There are four steps required to determine infringement of an industrial design: (1) an examination of the prior art, (2) an assessment of utilitarian function and any methods or principles of manufacture or construction, (3) an analysis of the scope of protection outlined in the language and figures of the registered design itself, and (4) in light of all of the above, a comparative analysis of the registered design and the allegedly infringing product. 
The FC first reviewed various examples of prior art provided by HJC and then proceeded to the second step of the infringement analysis. Unlike the patent regime, which protects functionality, section 5.1 of the Industrial Design Act states that a registered industrial design does not protect features whose form is dictated solely by utilitarian function or stem solely from methods and principles of manufacture or construction.  While the FC determined that ID 964 could not protect the purely utilitarian elements of a double-walled anti-fogging face shield, it found that it could protect the way those elements were expressed, provided it involved an original “shape, configuration, pattern or ornament”.  The “outwardly moulded projection and the smooth contoured surface around the viewing area” of the face shield was determined to be a protectable aesthetic design element.

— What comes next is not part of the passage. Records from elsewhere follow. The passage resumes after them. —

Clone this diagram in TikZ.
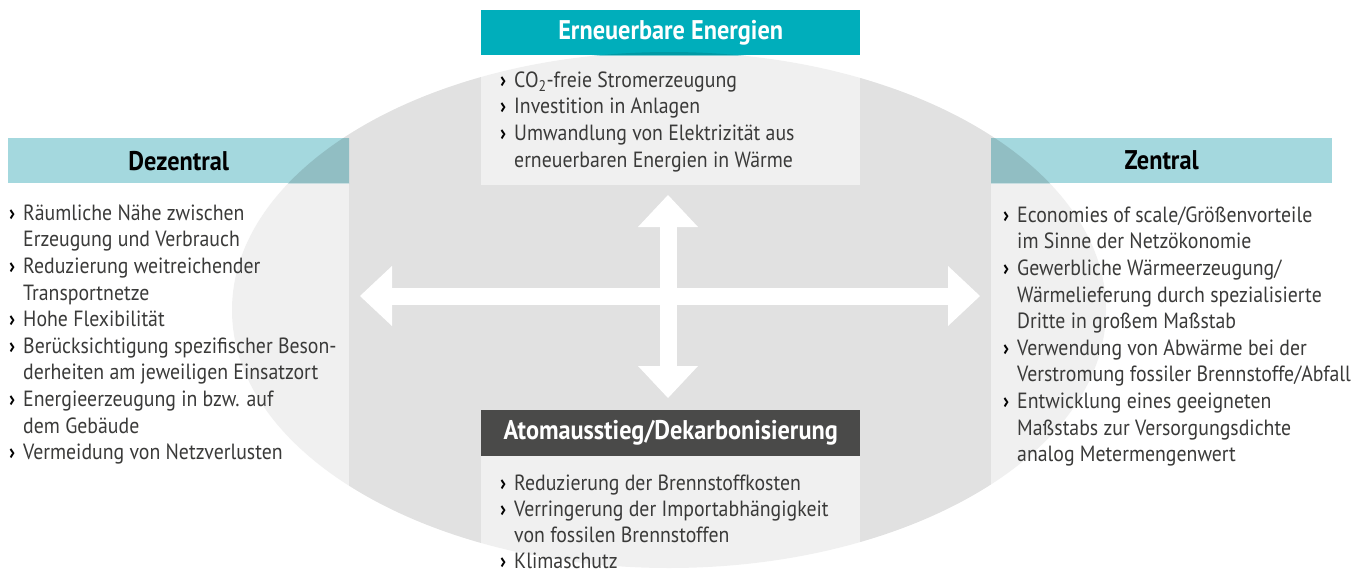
\documentclass[tikz,border=0pt]{standalone}
\usepackage{fontspec}
\setmainfont[FakeStretch=0.9]{PT Sans}
\usepackage{tikz}
\usetikzlibrary{arrows.meta,positioning}

\definecolor{ellgrau}{HTML}{E1E1E1}
\definecolor{petrol}{HTML}{00AEBB}
\definecolor{petroldunkel}{HTML}{009AA5}
\definecolor{hellpetrol}{HTML}{A4D8DE}
\definecolor{hellpetroldunkel}{HTML}{91BEC3}
\definecolor{anthrazit}{HTML}{4A4A49}
\definecolor{schrift}{HTML}{3A3A39}

\newcommand\bul{\textcolor{black}{\bfseries ›}}
\newenvironment{punkte}{\begin{tabular}{@{}p{14pt}@{}l@{}}}{\end{tabular}}

\tikzset{
  kopf/.style={anchor=north west, minimum width=341, minimum height=45, inner sep=0pt,
    font=\fontsize{27}{30}\selectfont\bfseries},
  overlap/.style={path picture={\fill[#1] (mitte) ellipse [x radius=437, y radius=258];}},
  schleier/.style={fill=white, fill opacity=0.5},
  liste/.style={inner sep=0pt, align=left, text=schrift,
    font=\fontsize{22}{26.6}\selectfont},
  pfeil/.style={draw=white, line width=17pt,
    {Triangle[length=32pt 0,width=60pt 0,line width=0pt 0]}-{Triangle[length=32pt 0,width=60pt 0,line width=0pt 0]}}
}

\begin{document}
\begin{tikzpicture}[x=1pt,y=-1pt]
  \useasboundingbox (0,0) rectangle (1370,573);
  \coordinate (mitte) at (669,310);
  \coordinate (unten) at (0,573);
  \fill[ellgrau] (mitte) ellipse [x radius=437, y radius=258];

  \draw (481,10) node[kopf, minimum width=379, fill=petrol, text=white, overlap=petroldunkel] (erneuerbar) {Erneuerbare Energien};
  \draw (8,138) node[kopf, fill=hellpetrol, text=black, overlap=hellpetroldunkel] (dezentral) {Dezentral};
  \draw (991,138) node[kopf, fill=hellpetrol, text=black, overlap=hellpetroldunkel] (zentral) {Zentral};
  \draw (481,410) node[kopf, minimum width=379, minimum height=46, fill=anthrazit, text=white] (atom) {Atomausstieg/Dekarbonisierung};

  \fill[schleier] (erneuerbar.south west) rectangle (erneuerbar.south east |- 0,185);
  \fill[schleier] (dezentral.south west) rectangle (dezentral.south east |- unten);
  \fill[schleier] (zentral.south west) rectangle (zentral.south east |- unten);
  \fill[schleier] (atom.south west) rectangle (atom.south east |- unten);

  \coordinate (west) at (360,296);
  \coordinate (ost) at (980,296);
  \coordinate (nord) at (668,195);
  \coordinate (sued) at (668,398);
  \draw[pfeil] (west) -- (ost);
  \draw[pfeil] (nord) -- (sued);

  \node[liste, below right=13pt and 19pt of erneuerbar.south west] (erneuerbarliste) {%
    \begin{punkte}
    \bul & CO\textsubscript{2}-freie Stromerzeugung\\
    \bul & Investition in Anlagen\\
    \bul & Umwandlung von Elektrizität aus\\
         & erneuerbaren Energien in Wärme
    \end{punkte}};
  \node[liste, below right=18pt and 1pt of dezentral.south west] (dezentralliste) {%
    \begin{punkte}
    \bul & Räumliche Nähe zwischen\\
         & Erzeugung und Verbrauch\\
    \bul & Reduzierung weitreichender\\
         & Transportnetze\\
    \bul & Hohe Flexibilität\\
    \bul & Berücksichtigung spezifischer Beson-\\
         & derheiten am jeweiligen Einsatzort\\
    \bul & Energieerzeugung in bzw. auf\\
         & dem Gebäude\\
    \bul & Vermeidung von Netzverlusten
    \end{punkte}};
  \node[liste, below right=20pt and 12pt of zentral.south west] (zentralliste) {%
    \begin{punkte}
    \bul & Economies of scale/Größenvorteile\\
         & im Sinne der Netzökonomie\\
    \bul & Gewerbliche Wärmeerzeugung/\\
         & Wärmelieferung durch spezialisierte\\
         & Dritte in großem Maßstab\\
    \bul & Verwendung von Abwärme bei der\\
         & Verstromung fossiler Brennstoffe/Abfall\\
    \bul & Entwicklung eines geeigneten\\
         & Maßstabs zur Versorgungsdichte\\
         & analog Metermengenwert
    \end{punkte}};
  \node[liste, below right=16pt and 19pt of atom.south west, font=\fontsize{22}{26}\selectfont] (atomliste) {%
    \begin{punkte}
    \bul & Reduzierung der Brennstoffkosten\\
    \bul & Verringerung der Importabhängigkeit\\
         & von fossilen Brennstoffen\\
    \bul & Klimaschutz
    \end{punkte}};
\end{tikzpicture}
\end{document}
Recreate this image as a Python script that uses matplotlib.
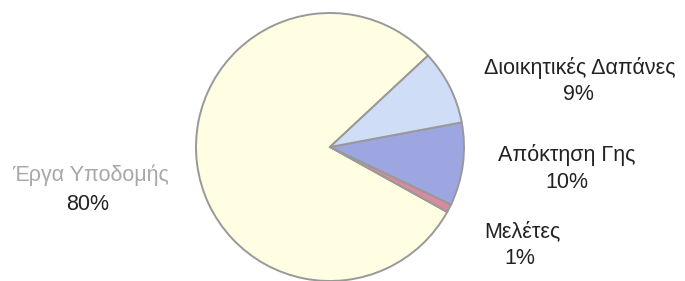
import matplotlib.pyplot as plt

# data
labels = ["Έργα Υποδομής", "Μελέτες", "Απόκτηση Γης", "Διοικητικές Δαπάνες"]
shares = [80, 1, 10, 9]
pct_labels = ["80%", "1%", "10%", "9%"]
colors = ["#FFFEE2", "#D98A9C", "#9EA6E2", "#CFDDF6"]

plt.rcParams['font.family'] = ['Liberation Sans', 'DejaVu Sans']

fig = plt.figure(figsize=(6.85, 2.81), dpi=100)
ax = fig.add_axes([0, 0, 1, 1])

ax.pie(shares, colors=colors, startangle=43, center=(330, 134), radius=134,
       wedgeprops=dict(edgecolor="#999999", linewidth=1.4))

ax.set_xlim(0, 685)
ax.set_ylim(0, 281)
ax.set_aspect("equal")
ax.axis("off")

# label positions (pixel coords, y up)
name_pos = [(91, 106), (522, 49), (567, 126), (580, 213)]
pct_pos = [(88, 76), (520, 23), (567, 99), (578, 186)]
name_colors = ["#a8a8a8", "#222222", "#222222", "#222222"]

for i in range(len(labels)):
    ax.text(name_pos[i][0], name_pos[i][1], labels[i], ha="center", va="center",
            fontsize=15.5, color=name_colors[i])
    ax.text(pct_pos[i][0], pct_pos[i][1], pct_labels[i], ha="center", va="center",
            fontsize=15.5, color="#222222")

fig.savefig("out.png", dpi=100)
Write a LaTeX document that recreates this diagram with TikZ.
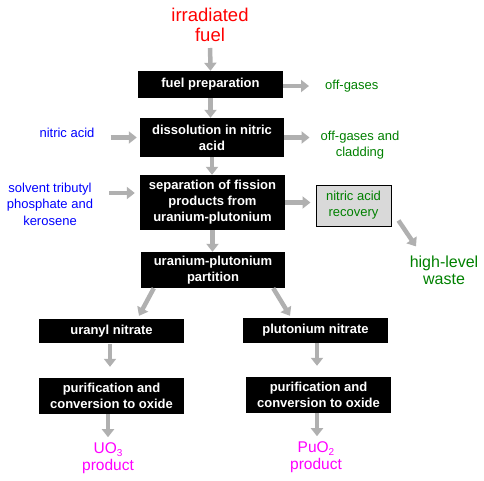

In assessing the scope of protection of ID 964, the FC disagreed with AFX that it was limited to the “outwardly moulded projection and the smooth contoured surface around the viewing area” for numerous reasons.  Firstly, nothing within ID 964 suggests that protection was limited to this element.  Secondly, AFX, in its oral submissions, stated that certain elements were excluded from the registration because they were purely utilitarian and as such could not be protected. The FC found it reasonable to assume that anything included in the design was intended to be protected.  Finally, the FC noted that the Canadian Intellectual Property Office suggests that applicants indicate whether protection is sought for only part of a design, which AFX did not do.  The FC concluded that the entire shield was included in the industrial design protection.
On reaching the final step of the infringement analysis, the FC noted that since the Helmet Face Shield was situated in a crowded field, the degree of difference required for a newer design to evade the protection afforded by ID 964 is small.  It was also noted that because face shield design is contingent on helmet design, the designer’s scope to introduce ‘sparks of originality’ is diminished.  Given that the entire design is covered by ID 964, the FC found numerous differences that were sufficient to conclude that an informed consumer would conclude there are significant differences between ID 964 an HJ-17L, and as such, there was no infringement. 
Validity: Sufficient Degree of Originality Found
The test for determining validity, as stated by the FC, is that a registrable design (i) must differ substantially from the prior art (originality), (ii) cannot closely resemble any registered designs, and (iii) cannot have been published more than a year before application for registration.  Upon completing its analysis, the FC found that there was a sufficient degree of originality and, contrary to the arguments of HJC, ID 964 was not invalid on the ground of utility. [118, 122] Finally, as ID 964 was found to be valid, the FC determined that HJC’s allegation that AFX breached subsection 7(d) of the Trade-Marks Act was moot.